Just after the DVD is inserted into the player, and immediately after the Touchstone logo, a dark, fuzzy image appears in black and white, very quickly. It is a movie still, with Merrill, Morgan, and Bo sitting on the couch with the aluminum hats on their heads. The picture is shown even faster when "Play" is selected.
The "Brazilian Video" was shot in Miami, but the children were all Brazilians. A Portuguese couple was also brought to play their parents, but M. Night Shyamalan decided not use them, because he noticed that their accent was totally different.
The film was shot on the property of an agricultural school, Delaware Valley College, where two areas of corn were already growing at different stages. The corn grown for the film was naturally further behind the other two areas of corn, so it was not a planned element.
M. Night Shyamalan didn't want the trailers to make any reference to The Sixth Sense (1999) because he felt it didn't trust what was to come next. That it didn't give the film its own life, and audiences would assume Signs was exactly the same type of film as The Sixth Sense.
Only the scenes in the bookstore and the pizza shop were filmed in Newtown (Bucks County), Pennsylvania. The scenes of the house and cornfields were filmed on forty acres, that were leased to the film company by Delaware Valley College (an agriculture college) of Doylestown (Bucks County), Pennsylvania. After filming, the film company donated all the corn grown to the college's vegetable and fruit market. The house was built on the grounds and torn down after filming. Delaware Valley College is acknowledged in the credits at the end of the film. The drugstore scene was filmed in Morrisville (Bucks County), Pennsylvania.
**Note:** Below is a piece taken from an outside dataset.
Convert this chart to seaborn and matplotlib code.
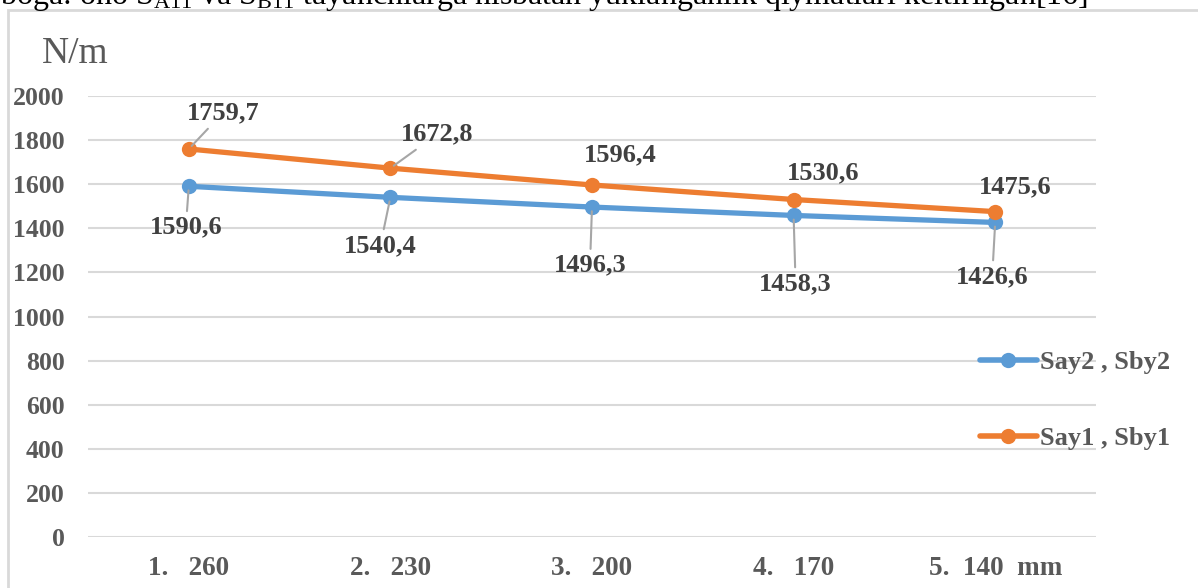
import matplotlib
matplotlib.use("Agg")
import matplotlib.pyplot as plt
from matplotlib.patches import Rectangle
import seaborn as sns
import pandas as pd

categories = ["1.   260", "2.   230", "3.   200", "4.   170", "5.  140  mm"]
say1 = [1759.7, 1672.8, 1596.4, 1530.6, 1475.6]
say2 = [1590.6, 1540.4, 1496.3, 1458.3, 1426.6]
name1 = "Say1 , Sby1"
name2 = "Say2 , Sby2"
yticks = [0, 200, 400, 600, 800, 1000, 1200, 1400, 1600, 1800, 2000]

df = pd.DataFrame({
    "cat": categories * 2,
    "val": say2 + say1,
    "series": [name2] * 5 + [name1] * 5,
})

sns.set_theme(style="white")
plt.rcParams["font.family"] = ["Liberation Serif", "DejaVu Serif"]
plt.rcParams["mathtext.fontset"] = "custom"
plt.rcParams["mathtext.rm"] = "Liberation Serif"
plt.rcParams["mathtext.it"] = "Liberation Serif"

W, H = 1198, 588
fig = plt.figure(figsize=(W / 100, H / 100), dpi=100)
ax = fig.add_axes([88 / W, (H - 537) / H, 1008 / W, 441 / H])

grey = "#595959"
blue = "#5B9BD5"
orange = "#ED7D31"

# chart border
fig.patches.append(Rectangle((8 / W, -0.2), 1.2, 1.2 - 10 / H, transform=fig.transFigure,
                             facecolor="none", edgecolor="#d9d9d9", linewidth=2, zorder=0))

# clipped document text at the top
fig.text(0.0, 1 - 4 / H,
         "boga: ono S$_{\\mathrm{A11}}$ va S$_{\\mathrm{B11}}$ tayanchlarga nisbatan yuklanganlik qiymatlari keltirilgan[16]",
         fontsize=23, color="black", ha="left", va="baseline")

sns.lineplot(data=df, x="cat", y="val", hue="series", hue_order=[name2, name1],
             palette=[blue, orange], marker="o", markersize=11, markeredgewidth=0,
             linewidth=3.8, sort=False, ax=ax)

ax.set_xlim(-0.5, 4.5)
ax.set_ylim(0, 2000)
ax.set_yticks(yticks)
ax.set_yticklabels([str(v) for v in yticks])
ax.grid(axis="y", color="#d9d9d9", linewidth=1.5)
ax.grid(axis="x", visible=False)
for s in ax.spines.values():
    s.set_visible(False)
ax.set_xlabel("")
ax.set_ylabel("")
ax.tick_params(axis="y", length=0, pad=17, labelsize=18.5, labelcolor=grey)
ax.tick_params(axis="x", length=0, pad=14, labelsize=19.5, labelcolor=grey)
for lab in ax.get_xticklabels() + ax.get_yticklabels():
    lab.set_fontweight("bold")

fig.text(42 / W, 1 - 54 / H, "N/m", fontsize=27, color=grey, ha="left", va="center")

# data labels
off1 = [(34, 36), (47, 34), (28, 30), (30, 27), (20, 25)]
lead1 = [True, True, False, False, False]
off2 = [(-3, -41), (-10, -48), (-2, -58), (2, -68), (-3, -54)]
lead2 = [True, True, True, True, True]
line_props = dict(arrowstyle="-", color="#a6a6a6", lw=1.5, shrinkA=1, shrinkB=3)
for i, c in enumerate(categories):
    ax.annotate(f"{say1[i]:.1f}".replace(".", ","), xy=(i, say1[i]), xytext=off1[i],
                textcoords="offset pixels", ha="center", va="center", fontsize=19,
                fontweight="bold", color="#404040",
                arrowprops=line_props if lead1[i] else None, zorder=5)
    ax.annotate(f"{say2[i]:.1f}".replace(".", ","), xy=(i, say2[i]), xytext=off2[i],
                textcoords="offset pixels", ha="center", va="center", fontsize=19,
                fontweight="bold", color="#404040",
                arrowprops=line_props if lead2[i] else None, zorder=5)

leg = ax.legend(loc="center left", bbox_to_anchor=(980 / W, 1 - 400.5 / H),
                bbox_transform=fig.transFigure, frameon=False, handlelength=2.16,
                handletextpad=0.12, labelspacing=2.0, borderaxespad=0, borderpad=0,
                prop={"size": 19, "weight": "bold"})
for t in leg.get_texts():
    t.set_color(grey)
for h in leg.legend_handles:
    h.set_linewidth(4)

fig.savefig("out.png", dpi=100, facecolor="white")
The prints hanging over the fireplace and Graham's bed in the Hess's home are "Stone City" and "Spring Plowing," respectively, by American artist Grant Wood (1891-1942), who is perhaps best-known for his painting "American Gothic." He co-founded an art colony in Stone City, Iowa in the early 1930s.
3 out 4 of the Hess family members are played by actors or actresses who are the younger siblings of actors. Rory Culkin, Abigail Breslin, and Joaquin Phoenix are respectively related to Macaulay and Kieran Culkin, Spencer Breslin, and the late River Phoenix.
One of the opening scenes shows the cornfield, swing set, and table at night through a pane of glass; crickets can be heard softly chirping as the camera pans backward into the bedroom. Suddenly, they stop chirping and Rev. Hess awakes, startled. The crickets motif is used several times in the film to lend an eerie air to the scene, much as the unnatural cawing in The Birds. Anyone who lives in the countryside or has gone camping is familiar with the cricket. They are the "alarms" of the forest - they "hear" vibrations, so when someone...or something...approaches, they go quiet. Their chirping is an "all's well!"; when they go quiet, you know that danger may be near...
Although M. Night Shyamalan uses the motif of water to convey weakness of a character, and his character tells Rev. Hess that he's planning to go to the lake, because "it is known that they don't like water...", it's also a nod to other films in the sci-fi genre: the classic 1963 "The Day of the Triffids", in which carnivorous aliens feed on humans - and having been hit unsuccessfully with fire, chemical and other weapons - are finally vanquished by the simplest of elements - seawater! And, the more recent 1988 "Alien Nation", in which seawater behaves as an acid on the aliens' flesh and dissolves them, painfully. Or, as some would say, they were "liquidated".
The aliens were originally scripted as having feminine builds and movements, thus the movements of tall, thin actresses were used as models for CGI tests, and some shots ("Brazilian Video"). However, it was decided that female bodies did not convey a threatening enough posture for the creatures, and a male CGI stand-in ended up being used in the final scene with Morgan, as well as on the rooftop.
The script originally called for the aliens to have a camouflaging ability, much like the one used by the Predator in the Predator franchise. However, when M. Night Shyamalan's saw the ILM test shots of the creatures, he decided that it was too effects-heavy.